Ein weiterer Umstand illustriert, wie abrupt die Linie nach dem 7. Februar geändert wurde.

Die Ausgabe des Militant vom 14. Februar brachte unter anderem eine Ankündigung, die in der üblichen Manier der SWP-Zeitung einen der häufigen Personalwechsel bekannt gab. Darin hieß es, dass Argiris Malapanis, der Verfasser des Artikels über den Fall Elian Gonzalez aus der Vorwoche, sowie die Herausgeberin des Militant Naomi Craine, die den Artikel wohl abgesegnet hatte, zur Arbeit in die Provinz geschickt worden waren.

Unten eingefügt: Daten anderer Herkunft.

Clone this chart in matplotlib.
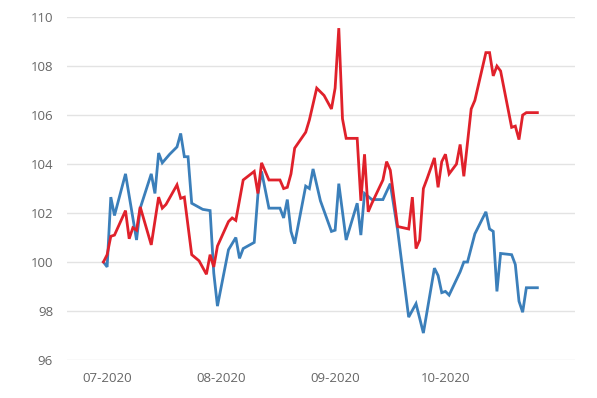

Craine sollte sich einem Team zum Parteiaufbau in den Bundesstaaten Carolina anschließen, und Malapanis, der fließend spanisch spricht, wurde zur Arbeit in eine Textilfabrik in Miami geschickt.

Diese plötzliche Umbesetzung legt nahe, dass es sich um eine Reaktion auf den Artikel vom 7. Februar handelte. Offenbar hing sie mit der Entscheidung des SWP-Führers Jack Barnes zusammen, eine Änderung der Linie durchzusetzen. Für diese Annahme spricht auch die Ankündigung im Militant vom 22. Mai, dass der neue Herausgeber Greg McCartan, der Craine abgelöst hatte, nach nur drei Monaten ebenfalls aus der Redaktion ausscheide, um die Wahlkampagne der SWP im Jahr 2000 zu leiten.

Diese putschartige Änderung der Linie - eine abrupte Kehrtwende bei gleichzeitiger Beseitigung möglicher Gegner - unterstreicht nur, wie ungesund die inneren Verhältnisse der SWP beschaffen sind. Seit langem führt sie nur noch eine Schattenexistenz und besteht im wesentlichen noch aus den Anhängern eines Kults um Jack Barnes und seine Frau Mary-Alice Waters.